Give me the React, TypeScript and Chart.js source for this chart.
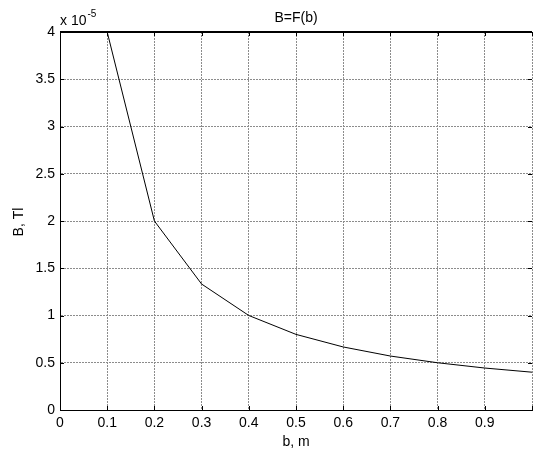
import React, { useEffect, useRef } from 'react';
import { Chart, registerables } from 'chart.js';

Chart.register(...registerables);

// Data (B in units of 1e-5 Tl)
const bValues = [0.1, 0.2, 0.3, 0.4, 0.5, 0.6, 0.7, 0.8, 0.9, 1.0];
const BValues = [4.0, 2.0, 1.333, 1.0, 0.8, 0.667, 0.571, 0.5, 0.444, 0.4];
const xTickValues = [0, 0.1, 0.2, 0.3, 0.4, 0.5, 0.6, 0.7, 0.8, 0.9];
const yTickValues = [0, 0.5, 1, 1.5, 2, 2.5, 3, 3.5, 4];

const titleText = 'B=F(b)';
const xLabel = 'b, m';
const yLabel = 'B, Tl';
const expBase = 'x 10';
const expPow = '-5';

const FONT = '"Liberation Sans", Arial, Helvetica, sans-serif';
const FS = 14;

const decorPlugin = {
  id: 'decor',
  afterDraw(chart: any) {
    const { ctx, chartArea } = chart;
    const { left, right, top, bottom } = chartArea;
    const xs = chart.scales.x;
    const ys = chart.scales.y;
    ctx.save();
    // inward ticks
    ctx.strokeStyle = '#000';
    ctx.lineWidth = 1;
    ctx.beginPath();
    for (const v of xTickValues.concat([1])) {
      const px = Math.round(xs.getPixelForValue(v)) + 0.5;
      ctx.moveTo(px, bottom);
      ctx.lineTo(px, bottom - 4);
      ctx.moveTo(px, top);
      ctx.lineTo(px, top + 4);
    }
    for (const v of yTickValues) {
      const py = Math.round(ys.getPixelForValue(v)) + 0.5;
      ctx.moveTo(left, py);
      ctx.lineTo(left + 4, py);
      ctx.moveTo(right, py);
      ctx.lineTo(right - 4, py);
    }
    ctx.stroke();
    // top border
    ctx.lineWidth = 2;
    ctx.beginPath();
    ctx.moveTo(left, top);
    ctx.lineTo(right, top);
    ctx.stroke();

    // texts
    ctx.fillStyle = '#000';
    ctx.font = `${FS}px ${FONT}`;
    ctx.textAlign = 'center';
    ctx.textBaseline = 'alphabetic';
    ctx.fillText(titleText, (left + right) / 2, 22);
    ctx.fillText(xLabel, (left + right) / 2, 446);
    ctx.save();
    ctx.translate(23, (top + bottom) / 2 + 1);
    ctx.rotate(-Math.PI / 2);
    ctx.fillText(yLabel, 0, 0);
    ctx.restore();
    ctx.textAlign = 'left';
    ctx.fillText(expBase, 60, 25);
    const w = ctx.measureText(expBase).width;
    ctx.font = `10px ${FONT}`;
    ctx.fillText(expPow, 60 + w + 1, 17);
    ctx.restore();
  },
};

export default function App() {
  const ref = useRef<HTMLCanvasElement>(null);
  useEffect(() => {
    if (!ref.current) return;
    const chart = new Chart(ref.current, {
      type: 'line',
      data: {
        datasets: [
          {
            data: bValues.map((b, i) => ({ x: b, y: BValues[i] })),
            borderColor: '#000',
            borderWidth: 1,
            pointRadius: 0,
            tension: 0,
            fill: false,
          },
        ],
      },
      options: {
        responsive: false,
        animation: false,
        devicePixelRatio: 1,
        layout: { padding: { top: 32, left: 0, right: 0, bottom: 0 } },
        plugins: { legend: { display: false }, tooltip: { enabled: false }, title: { display: false } },
        scales: {
          x: {
            type: 'linear',
            min: 0,
            max: 1,
            afterFit: (s: any) => { s.height = 39; },
            afterBuildTicks: (s: any) => { s.ticks = xTickValues.concat([1]).map((v) => ({ value: v })); },
            ticks: {
              autoSkip: false,
              maxRotation: 0,
              padding: 5,
              color: '#000',
              font: { family: FONT, size: FS },
              callback: (v: any) => (v >= 0.999 ? '' : String(Math.round(v * 10) / 10)),
            },
            grid: { color: '#8c8c8c', drawTicks: false, lineWidth: 1 },
            border: { display: true, color: '#000', width: 1, dash: [2, 1] },
          },
          y: {
            type: 'linear',
            min: 0,
            max: 4,
            afterFit: (s: any) => { s.width = 60; },
            afterBuildTicks: (s: any) => { s.ticks = yTickValues.map((v) => ({ value: v })); },
            ticks: {
              autoSkip: false,
              padding: 5,
              color: '#000',
              font: { family: FONT, size: FS },
              callback: (v: any) => String(v),
            },
            grid: { color: '#8c8c8c', drawTicks: false, lineWidth: 1 },
            border: { display: true, color: '#000', width: 1, dash: [2, 1] },
          },
        },
      },
      plugins: [decorPlugin],
    });
    return () => chart.destroy();
  }, []);
  return (
    <div style={{ position: 'absolute', left: 0, top: 0, width: 537, height: 449, background: '#fff' }}>
      <canvas ref={ref} width={537} height={449} />
    </div>
  );
}
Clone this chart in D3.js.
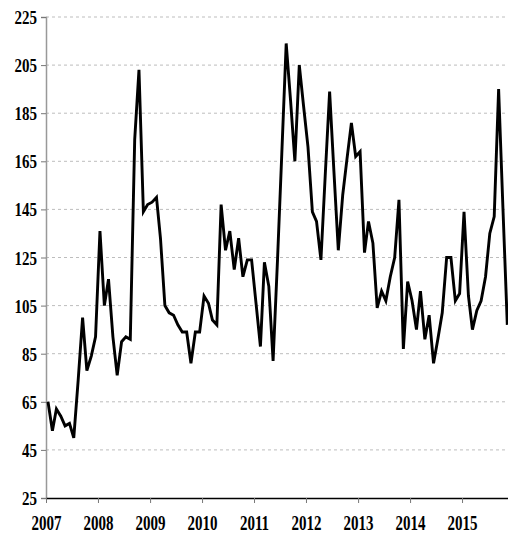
<!DOCTYPE html>
<html>
<head>
<meta charset="utf-8">
<script src="https://cdn.jsdelivr.net/npm/d3@7"></script>
<style>
  body { margin: 0; background: #fff; }
  .grid line { stroke: #bdbdbd; stroke-dasharray: 3,3; stroke-width: 1; }
  .axis text { font-family: "Liberation Serif", "Times New Roman", serif; font-weight: bold; font-size: 15px; fill: #000; }
  .line { fill: none; stroke: #000; stroke-width: 2.9; stroke-linejoin: miter; }
</style>
</head>
<body>
<div id="chart"></div>
<script>
// monthly series, Jan 2007 onward
var startYear = 2007;
var priceValues = [
  65, 53, 62, 59, 55, 56, 50, 74, 100, 78, 84, 92,
  136, 105, 116, 92, 76, 90, 92, 91, 174, 203, 144, 147,
  148, 150, 133, 105, 102, 101, 97, 94, 94, 81, 94, 94,
  109, 106, 99, 97, 147, 128, 136, 120, 133, 117, 124, 124,
  106, 88, 123, 113, 82, 124, 168, 214, 190, 165, 205, 188,
  171, 144, 140, 124, 159, 194, 161, 128, 151, 166, 181, 167,
  169, 127, 140, 131, 104, 111, 107, 117, 125, 149, 87, 115,
  107, 95, 111, 91, 101, 81, 91, 102, 125, 125, 107, 110,
  144, 109, 95, 103, 107, 117, 135, 142, 195, 146, 97
];
var yearLabels = [2007, 2008, 2009, 2010, 2011, 2012, 2013, 2014, 2015];
var yTicks = [25, 45, 65, 85, 105, 125, 145, 165, 185, 205, 225];

LineChart = function(_parentElement, _values){
  this.parentElement = _parentElement;
  this.values = _values;
  this.displayData = [];
  this.initVis();
};

LineChart.prototype.initVis = function(){
  var vis = this;

  vis.margin = { top: 17, right: 0, bottom: 40, left: 46 };
  vis.width = 508 - vis.margin.left - vis.margin.right;
  vis.height = 538 - vis.margin.top - vis.margin.bottom;

  vis.svg = d3.select("#" + vis.parentElement).append("svg")
    .attr("width", 508)
    .attr("height", 538)
    .style("display", "block")
    .append("g")
    .attr("transform", "translate(" + vis.margin.left + "," + vis.margin.top + ")");

  // one year = 52px, plot runs a little past the right edge
  vis.x = d3.scaleTime()
    .domain([new Date(startYear, 0, 1), new Date(yearLabels[yearLabels.length - 1] + 1, 0, 1)])
    .range([0, 468]);

  vis.y = d3.scaleLinear()
    .domain([yTicks[0], yTicks[yTicks.length - 1]])
    .range([vis.height, 0]);

  vis.wrangleData();
};

LineChart.prototype.wrangleData = function(){
  var vis = this;

  vis.displayData = vis.values.map(function(v, i){
    return { date: new Date(startYear, i, 15), value: v };
  });

  vis.updateVis();
};

LineChart.prototype.updateVis = function(){
  var vis = this;

  // Gridlines
  vis.svg.append("g")
    .attr("class", "grid")
    .selectAll("line")
    .data(yTicks.slice(1))
    .enter().append("line")
    .attr("x1", 0)
    .attr("x2", vis.width)
    .attr("y1", function(d){ return vis.y(d); })
    .attr("y2", function(d){ return vis.y(d); });

  // Axes
  var yAxis = vis.svg.append("g")
    .attr("class", "axis axis--y")
    .call(d3.axisLeft(vis.y).tickValues(yTicks).tickSize(5).tickPadding(4));
  yAxis.select(".domain").attr("stroke", "#999").attr("stroke-width", 1.5);
  yAxis.selectAll(".tick line").attr("stroke", "#777");
  yAxis.selectAll(".tick text")
    .attr("x", -9)
    .attr("dy", null)
    .attr("y", 0)
    .attr("transform", "scale(1,1.3) translate(0,5)");

  var xAxis = vis.svg.append("g")
    .attr("class", "axis axis--x")
    .attr("transform", "translate(0," + vis.height + ")")
    .call(d3.axisBottom(vis.x)
      .tickValues(yearLabels.map(function(y){ return new Date(y, 0, 1); }))
      .tickFormat(d3.timeFormat("%Y"))
      .tickSize(5)
      .tickSizeOuter(0));
  xAxis.select(".domain").attr("stroke", "#000").attr("stroke-width", 1.5);
  xAxis.selectAll(".tick line").attr("stroke", "#777");
  xAxis.selectAll(".tick text")
    .attr("dy", null)
    .attr("y", 0)
    .attr("transform", "scale(1,1.45) translate(0,21.8)");

  // Line
  var line = d3.line()
    .x(function(d){ return vis.x(d.date); })
    .y(function(d){ return vis.y(d.value); });

  vis.svg.append("path")
    .datum(vis.displayData)
    .attr("class", "line")
    .attr("d", line);
};

var chart = new LineChart("chart", priceValues);
</script>
</body>
</html>
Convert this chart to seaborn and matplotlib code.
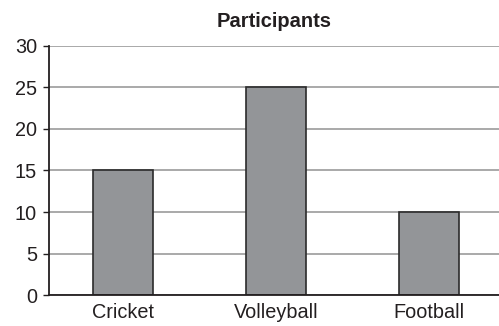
import pandas as pd
import seaborn as sns
from matplotlib import pyplot as plt

# data
sports = ["Cricket", "Volleyball", "Football"]
participants = [15, 25, 10]
y_ticks = [0, 5, 10, 15, 20, 25, 30]

df = pd.DataFrame({"Sport": sports, "Participants": participants})

sns.set_style("white")
plt.rcParams["font.family"] = ["Liberation Sans", "DejaVu Sans"]

fig = plt.figure(figsize=(4.99, 3.26), dpi=100)
ax = fig.add_axes([0.0976, 0.095, 0.9024, 0.764])

sns.barplot(x="Sport", y="Participants", data=df, color="#939598",
            edgecolor="#2b2b2b", linewidth=1.2, width=0.39, saturation=1, ax=ax)

ax.set_ylim(0, 30)
ax.set_xlim(-0.486, 2.457)
ax.set_yticks(y_ticks)
ax.yaxis.grid(True, color="#a3a3a3", linewidth=1.3)
ax.set_axisbelow(True)

ax.set_xlabel("")
ax.set_ylabel("")
ax.set_title("Participants", fontsize=14.5, fontweight="bold", color="#231f20", pad=14)

for side in ["top", "right"]:
    ax.spines[side].set_visible(False)
for side in ["left", "bottom"]:
    ax.spines[side].set_color("#231f20")
    ax.spines[side].set_linewidth(1.3)

ax.tick_params(axis="y", length=4.5, width=1, color="#231f20", labelsize=14.3,
               labelcolor="#231f20", pad=4, left=True)
ax.tick_params(axis="x", length=0, labelsize=14.3, labelcolor="#231f20", pad=6)

plt.savefig("out.png", dpi=100)
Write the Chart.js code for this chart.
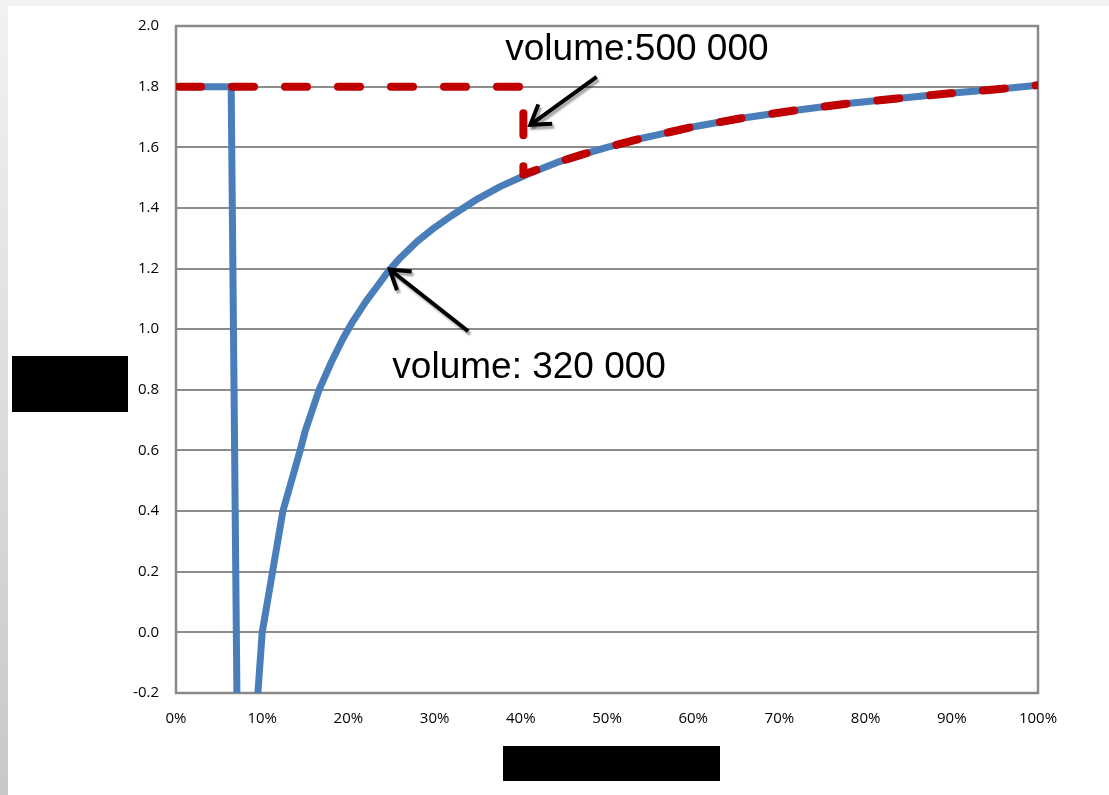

▶ **Work to be completed**
Reproduce, word for word, every line from the start of the records down to and including the line with "Chart.register(...registerables);"; skip the pictures.

▶ **Task solution**
Give me the React, TypeScript and Chart.js source for this chart.
import React, { useEffect, useRef } from 'react';
import { Chart, registerables } from 'chart.js';

Chart.register(...registerables);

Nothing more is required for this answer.